旅をする木

旅をする木 (文春文庫)旅をする木
星野道夫
文春文庫
★★★★


一羽のイスカが落としたトウヒの種が、さまざまな偶然を経て、川沿いの森に根付き、
そのうちに地形が移り変わり、トウヒの姿も変わり、
やがては原野の家の薪ストーブの中で終わるかに見える。
でも、大気の中から、生まれ変わったトウヒの新たな旅が始まっていく、という。


これは、「旅をする木」というタイトルのもとになった物語。アラスカで語られた話。
トウヒの旅。自然に抗わず、その時々の環境の中で精一杯生き、自分に与えられた役割をしっかり果たしている姿に心動かされます。
絶壁の上に一本だけ残って生きていたときにはランドマークとして、流木となって運ばれた原野では、
きつねのにおいつけとして、やがてはストーブの中で薪となって最後の役割を終える・・・
すがすがしい一生の姿。
それは、懸命に生きた星野道夫さんの生き方にも繋がるでしょうか。
わたしたちもまた、与えられた場所で懸命に生きるための心のより所になるでしょうか。
日常はこまごました心配事の連続ですが、大自然の前ではなんとなんと小さいことだろう・・・
生きるということは基本、思っているよりもずっと単純なことなのかもしれない。どの瞬間もかけがえのないものでもある。
また、「自然保護」「動物愛護」という言葉はなんて傲慢で不遜なものであるだろうか。

>私たちが生きてゆくということは、誰を犠牲にして自分自身が行きのびるのかという、終わりのない日々の選択である。生命体の本質とは、他者を殺して食べることにあるからだ。

>私たちは、千年後の地球や人類に責任を持てと言われても困ってしまいます。言葉の上では美しいけれど、現実としてやはり遠すぎるのです。けれどもこうは思います。千年後は無理かもしれないが、百年、二百年後の世界には責任があるのではないか。つまり正しい答えはわからないけれど、その時代の中で、より良い方向を出していく責任はあるのではないかということです。

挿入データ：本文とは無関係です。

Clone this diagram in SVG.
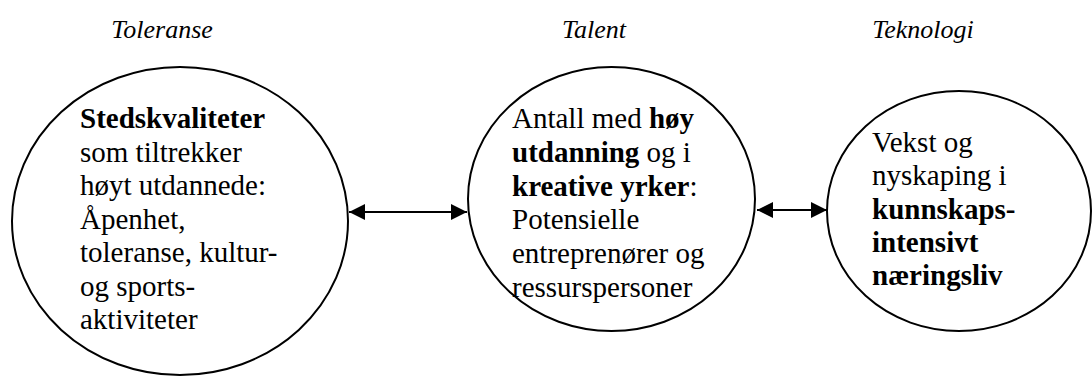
<svg xmlns="http://www.w3.org/2000/svg" width="1092" height="376" viewBox="0 0 1092 376">
<style>
.node{fill:#fff;stroke:#000;stroke-width:2}
.t{font-size:29px;fill:#000}
.h{font-size:26px;font-style:italic;fill:#000;text-anchor:middle}
.b{font-weight:bold}
.conn{stroke:#000;stroke-width:2;fill:none}
</style>
<defs>
<marker id="ah" viewBox="0 0 16 16" refX="16" refY="8" markerWidth="16" markerHeight="16" markerUnits="userSpaceOnUse" orient="auto-start-reverse">
<path d="M0,0 L16,8 L0,16 Z" fill="#000"/>
</marker>
</defs>
<g font-family="'Liberation Serif', 'DejaVu Serif', serif">
<g id="headers">
<text class="h" x="162" y="38">Toleranse</text>
<text class="h" x="594" y="38">Talent</text>
<text class="h" x="923" y="38">Teknologi</text>
</g>
<g id="node-steds">
<ellipse class="node" cx="180" cy="221" rx="168" ry="154"/>
<text class="t" x="80" y="128"><tspan class="b">Stedskvaliteter</tspan><tspan x="80" dy="33.5">som tiltrekker</tspan><tspan x="80" dy="33.5">høyt utdannede:</tspan><tspan x="80" dy="33.5">Åpenhet,</tspan><tspan x="80" dy="33.5">toleranse, kultur-</tspan><tspan x="80" dy="33.5">og sports-</tspan><tspan x="80" dy="33.5">aktiviteter</tspan></text>
</g>
<g id="node-talent">
<ellipse class="node" cx="611.5" cy="199" rx="143.5" ry="132"/>
<text class="t" x="512" y="128">Antall med <tspan class="b">høy</tspan><tspan x="512" dy="33.8" class="b">utdanning</tspan> og i<tspan x="512" dy="33.8" class="b">kreative yrker</tspan>:<tspan x="512" dy="33.8">Potensielle</tspan><tspan x="512" dy="33.8">entreprenører og</tspan><tspan x="512" dy="33.8">ressurspersoner</tspan></text>
</g>
<g id="node-tek">
<ellipse class="node" cx="959" cy="211" rx="132" ry="120"/>
<text class="t" x="872" y="152">Vekst og<tspan x="872" dy="33.25">nyskaping i</tspan><tspan x="872" dy="33.25" class="b">kunnskaps-</tspan><tspan x="872" dy="33.25" class="b">intensivt</tspan><tspan x="872" dy="33.25" class="b">næringsliv</tspan></text>
</g>
</g>
<g id="connectors">
<line class="conn" x1="349" y1="212" x2="467" y2="212" marker-start="url(#ah)" marker-end="url(#ah)"/>
<line class="conn" x1="757" y1="210" x2="827" y2="210" marker-start="url(#ah)" marker-end="url(#ah)"/>
</g>
</svg>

>「私が薬草のことを本当に知ろうと思ったのは、この土地に初めてやってきた頃出会った一人のインディアンのおばあさんに導かれてからなの。彼女は驚くべき知識をもっていて、それをインディアンのやり方で私に教えてくれた。つまりね、静かに耳をすますこと・・・・・・あらゆる植物は何かの力をもっていて、その力をもらうには、静かに耳をすましながら、そこに近づいてゆけばいいというの・・・」

>「いつかある人にこんな事を聞かれた事があるんだ。たとえばこんな星空や泣けてくる様な夕陽を一人で見ていたとするだろう。もし愛する人がいたら、その美しさやその時の気持ちをどう伝えるかって?」
「写真を撮るか、もし絵がうまかったらキャンパスに描いて見せるか、いややっぱり言葉で伝えたらいいのかな」
「その人はこう言ったんだ。自分が変わってゆく事だって・・・・・・その夕陽を見て、感動して、自分が変わってゆく事だと思うって」

大自然の懐近く暮らす人々は、なんと深い知恵を持っているのでしょう。
「静かに耳をすます」この謙虚さ、この知恵。文明の中に暮らし、風の匂いや空の色を感じることを忘れてしまっている私の暮らし。
耳をすましたら、どんな言葉が聞こえるだろう。
この土地の、この地面の上に立ち、わたしたちがまずできることって何だろう。


星野道夫さん。
旅をするトウヒのように、今は、大気の中で新しい旅をしているだろうか。
わたしもささやかなわたしの旅を一歩一歩大切に歩んでいこう。

サリーのこけももつみ (大型絵本)
旅をする木」にこの絵本が出てきたので、引っ張り出してきました。
アラスカでは、この絵本はとてもリアリティがあるのだそう。
母親(クマも人も)にとっては笑い話どころではないよねえ。でもやっぱりかわいくておかしい。
この懸命さがいじらしい。「ポリン ポルン ポロン」が大好き。